Lignin is one of the major components of lignocellulosic biomass and the most important natural phenolic polymer. It is a wood by-product composed of 60-65wt% carbon with an annual production over 70 million tons worldwide from the paper and pulping industries [1]. Much research has been done on the processes involving lignin thermal decomposition to sustainable/renewable carbon-based materials like active carbons, carbon fibers, templated carbon, and graphene [2], but less work has been done on carbon foam production from lignin. Mansmann and Winter [3] developed a process to produce carbon foam from an aqueous lignin solution. However, only ligninsulfonates were used as the lignin precursors, polyethylene oxide and acrylic acid-acrylamide were added as the copolymer, and tremendous energy was consumed to vaporize water from the ligninsulfonate solution in the heating process. Spradling and Amie [4] described a process to produce carbon foam from lignosulfonate. The lignin resource was limited to lignosulfonates in both previous works [3, 4] while Kraft lignin, which comprises 95% of the lignin produced annually, was not used for carbon foam production [5]. Currently, carbon foams are mainly produced by the process of blowing the carbon precursors, which are usually first decomposed in a closed vessel at high temperature, under high pressure [6]. This accounts for the high cost of the product since high temperature and high-pressure facilities are required for production. Furthermore, the product size and properties are limited by the facility [7]. Furthermore, catalysts, foaming/blowing agents, surfactants, and/or crosslinking agents may be used for the foam preparation [8], this further increases the cost of the product.
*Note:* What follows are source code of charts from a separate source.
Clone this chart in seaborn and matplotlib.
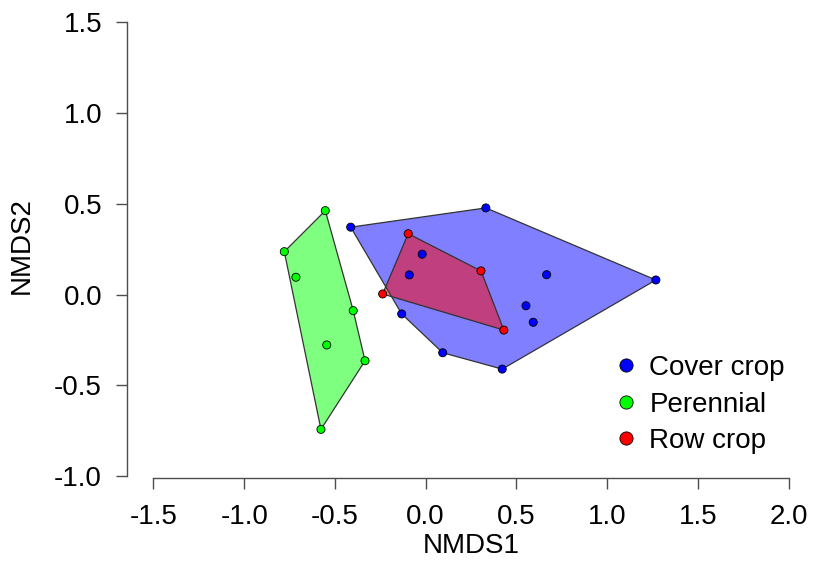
import numpy as np
import pandas as pd
import matplotlib
matplotlib.use("Agg")
import matplotlib.pyplot as plt
from matplotlib.lines import Line2D
import seaborn as sns

# ---- data ----
groups = ["Cover crop", "Perennial", "Row crop"]
colors = ["#0000FF", "#00FF00", "#FF0000"]

cover_x = [-0.413, 0.332, -0.019, -0.090, -0.132, 0.094, 0.422, 0.553, 0.593, 0.667, 1.269]
cover_y = [0.372, 0.478, 0.223, 0.109, -0.106, -0.320, -0.410, -0.061, -0.152, 0.110, 0.081]

peren_x = [-0.553, -0.779, -0.715, -0.399, -0.545, -0.334, -0.577]
peren_y = [0.463, 0.237, 0.096, -0.088, -0.277, -0.364, -0.742]

row_x = [-0.096, 0.305, -0.237, 0.431]
row_y = [0.336, 0.131, 0.004, -0.195]

xticks = [-1.5, -1.0, -0.5, 0.0, 0.5, 1.0, 1.5, 2.0]
yticks = [-1.0, -0.5, 0.0, 0.5, 1.0, 1.5]

df = pd.DataFrame({
    "NMDS1": cover_x + peren_x + row_x,
    "NMDS2": cover_y + peren_y + row_y,
    "group": [groups[0]] * len(cover_x) + [groups[1]] * len(peren_x) + [groups[2]] * len(row_x),
})


def convex_hull(pts):
    pts = sorted(set(pts))
    if len(pts) <= 2:
        return pts

    def cross(o, a, b):
        return (a[0] - o[0]) * (b[1] - o[1]) - (a[1] - o[1]) * (b[0] - o[0])

    lower = []
    for p in pts:
        while len(lower) >= 2 and cross(lower[-2], lower[-1], p) <= 0:
            lower.pop()
        lower.append(p)
    upper = []
    for p in reversed(pts):
        while len(upper) >= 2 and cross(upper[-2], upper[-1], p) <= 0:
            upper.pop()
        upper.append(p)
    return lower[:-1] + upper[:-1]


sns.set_style("white")
plt.rcParams["font.family"] = ["Liberation Sans", "DejaVu Sans"]
plt.rcParams["axes.unicode_minus"] = False

fig = plt.figure(figsize=(8.17, 5.72), dpi=100)
W, H = 817, 572
ax = fig.add_axes([127 / W, 94 / H, 688 / W, 464.3 / H])

# hulls
for g, c in zip(groups, colors):
    sub = df[df["group"] == g]
    hull = convex_hull(list(zip(sub["NMDS1"], sub["NMDS2"])))
    hx = [p[0] for p in hull]
    hy = [p[1] for p in hull]
    ax.fill(hx, hy, facecolor=c, alpha=0.5, edgecolor="none", zorder=1)
    ax.fill(hx, hy, facecolor="none", edgecolor="#333333", linewidth=0.9, zorder=2)

sns.scatterplot(data=df, x="NMDS1", y="NMDS2", hue="group", hue_order=groups,
                palette=colors, s=34, edgecolor="black", linewidth=0.6,
                legend=False, ax=ax, zorder=3)

ax.set_xlim(-1.646, 2.146)
ax.set_ylim(-1.01, 1.548)

ax.set_xticks(xticks)
ax.set_yticks(yticks)
ax.set_xticklabels([f"{v:.1f}" for v in xticks])
ax.set_yticklabels([f"{v:.1f}" for v in yticks])

for side in ["top", "right"]:
    ax.spines[side].set_visible(False)
spine_col = "#4d4d4d"
ax.spines["left"].set_bounds(-1.0, 1.5)
ax.spines["bottom"].set_bounds(-1.5, 2.0)
for side in ["left", "bottom"]:
    ax.spines[side].set_color(spine_col)
    ax.spines[side].set_linewidth(1.0)

ax.tick_params(axis="both", which="major", bottom=True, left=True, direction="out",
               length=8, width=1.0, color=spine_col, labelsize=20, labelcolor="black")
ax.tick_params(axis="x", pad=11)
ax.tick_params(axis="y", pad=10)

ax.set_xlabel("NMDS1", fontsize=20, color="black")
ax.set_ylabel("NMDS2", fontsize=20, color="black")
ax.xaxis.set_label_coords(0.5, -(546 - 478) / 464.3, transform=ax.transAxes)
ax.xaxis.label.set_va("center")
ax.yaxis.set_label_coords(-(127 - 21.5) / 688, 0.5, transform=ax.transAxes)
ax.yaxis.label.set_va("center")

handles = [Line2D([0], [0], marker="o", linestyle="none", markerfacecolor=c,
                  markeredgecolor="black", markeredgewidth=0.6, markersize=9.5)
           for c in colors]
leg = ax.legend(handles, groups, loc="upper left",
                bbox_to_anchor=((609 - 127) / 688, (478 - 355) / 464.3),
                frameon=False, fontsize=20, handletextpad=0.25, labelspacing=0.38,
                borderaxespad=0, borderpad=0, handlelength=1.2)
for t in leg.get_texts():
    t.set_color("black")

fig.savefig("out.png", dpi=100, facecolor="white")
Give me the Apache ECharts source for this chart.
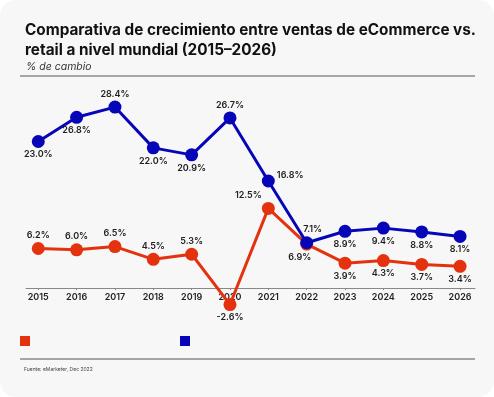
<!DOCTYPE html>
<html>
<head>
<meta charset="utf-8">
<script src="https://cdn.jsdelivr.net/npm/echarts@6/dist/echarts.min.js"></script>
<style>
  html, body { margin: 0; padding: 0; background: #ffffff; }
  #chart { width: 494px; height: 397px; background: #f7f7f7; border-radius: 16px; overflow: hidden; }
</style>
</head>
<body>
<div id="chart"></div>
<script>
// datos (% de cambio anual)
var years = [2015, 2016, 2017, 2018, 2019, 2020, 2021, 2022, 2023, 2024, 2025, 2026];
var ecommerce = [23.0, 26.8, 28.4, 22.0, 20.9, 26.7, 16.8, 7.1, 8.9, 9.4, 8.8, 8.1];
var retail = [6.2, 6.0, 6.5, 4.5, 5.3, -2.6, 12.5, 6.9, 3.9, 4.3, 3.7, 3.4];

var BLUE = '#0606b8';
var RED = '#e4320e';
var FONT = 'Inter, "Noto Sans", sans-serif';

// posicion de cada etiqueta (solo estilo)
var bluePos = ['bottom', 'bottom', 'top', 'bottom', 'bottom', 'top', 'right', 'top', 'bottom', 'bottom', 'bottom', 'bottom'];
var redPos = ['top', 'top', 'top', 'top', 'top', 'bottom', 'top', 'bottom', 'bottom', 'bottom', 'bottom', 'bottom'];
var blueOffset = { 6: [0, -6], 7: [6, 0] };
var redOffset = { 6: [-20, 0], 7: [-7, 0] };

function buildData(vals, pos, offs) {
  return vals.map(function (v, i) {
    var item = { value: [years[i], v], label: { position: pos[i] } };
    if (offs[i]) item.label.offset = offs[i];
    return item;
  });
}

var chart = echarts.init(document.getElementById('chart'));

var labelStyle = {
  show: true,
  distance: 2,
  fontFamily: FONT,
  fontSize: 9,
  fontWeight: 600,
  color: '#222',
  formatter: function (p) { return p.value[1].toFixed(1) + '%'; }
};

var option = {
  backgroundColor: 'transparent',
  animation: false,
  title: [{
    text: 'Comparativa de crecimiento entre ventas de eCommerce vs.\nretail a nivel mundial (2015–2026)',
    left: 20,
    top: 15,
    textStyle: { fontFamily: FONT, fontSize: 15.3, fontWeight: 700, color: '#111', lineHeight: 20 }
  }, {
    text: '% de cambio',
    left: 21,
    top: 56,
    textStyle: { fontFamily: FONT, fontSize: 10.5, fontWeight: 400, fontStyle: 'italic', color: '#333' }
  }, {
    text: 'Fuente: eMarketer, Dec 2022',
    left: 19,
    top: 362,
    textStyle: { fontFamily: FONT, fontSize: 5, fontWeight: 400, color: '#444' }
  }],
  legend: {
    left: 15,
    top: 331,
    itemWidth: 10,
    itemHeight: 10,
    itemGap: 150,
    icon: 'rect',
    formatter: function () { return ''; },
    data: ['Retail', 'eCommerce']
  },
  graphic: [
    { type: 'line', shape: { x1: 20, y1: 76, x2: 475, y2: 76 }, style: { stroke: '#555', lineWidth: 1 } },
    { type: 'line', shape: { x1: 20, y1: 359, x2: 475, y2: 359 }, style: { stroke: '#555', lineWidth: 1 } }
  ],
  grid: { left: 26, right: 19, top: 96.9, bottom: 109 },
  xAxis: {
    type: 'value',
    min: 2014.68,
    max: 2026.39,
    axisLine: { lineStyle: { color: '#888', width: 1 } },
    axisTick: { show: true, length: 2, customValues: years, lineStyle: { color: '#888' } },
    axisLabel: {
      customValues: years,
      margin: 5,
      fontFamily: FONT,
      fontSize: 9,
      fontWeight: 600,
      color: '#222',
      formatter: function (v) { return String(v); }
    },
    splitLine: { show: false }
  },
  yAxis: {
    type: 'value',
    min: 0,
    max: 30,
    show: false
  },
  series: [{
    name: 'eCommerce',
    type: 'line',
    data: buildData(ecommerce, bluePos, blueOffset),
    symbol: 'circle',
    symbolSize: 13,
    clip: false,
    lineStyle: { color: BLUE, width: 3 },
    itemStyle: { color: BLUE },
    label: labelStyle,
    z: 4
  }, {
    name: 'Retail',
    type: 'line',
    data: buildData(retail, redPos, redOffset),
    symbol: 'circle',
    symbolSize: 13,
    clip: false,
    lineStyle: { color: RED, width: 3 },
    itemStyle: { color: RED },
    label: labelStyle,
    z: 3
  }]
};

chart.setOption(option);
</script>
</body>
</html>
This work reports a simple manufacturing process to produce carbon foams in an open vessel using Kraft lignin as the only carbon precursor; no solvents, catalysts, blowing agents, surfactants, and crosslinking copolymers are needed in this developed method. The process includes pressing the carbon foam precursors into a lignin block in a mold at room temperature, then the lignin block is heated to create a lignin foam block at a temperature range of 400-600 °C, and the resultant lignin carbon foam (LCF) is finally obtained by carbonization at 1100 °C. The properties obtained and structural examination showed a density of 0.18 – 0.68 g/cm³; porosity of 69.3 – 91.5%; open-cell rate of 95%-98%; pore size ranges from 10 to 1000 μm; pore wall thickness is distributed between 10 and 100 μm; compressive strength of 7.03 ± 1.25 MPa – 30.16 ± 2.41 MPa; thermal conductivities of LCF samples increased with increasing foam bulk density; the bulk electrical conductivities of LCF samples also increased with increasing bulk density. Lignin carbon foam blocks also showed high levels of both fire and termite resistance. Fire resistance testing showed no damage occurred when the LCF sample was heated with an acetylene/air flame over 1000 °C for more than 3 minutes. Termite testing showed that termites ignored the lignin carbon foam blocks, but readily consumed the pine feeder block as a food source.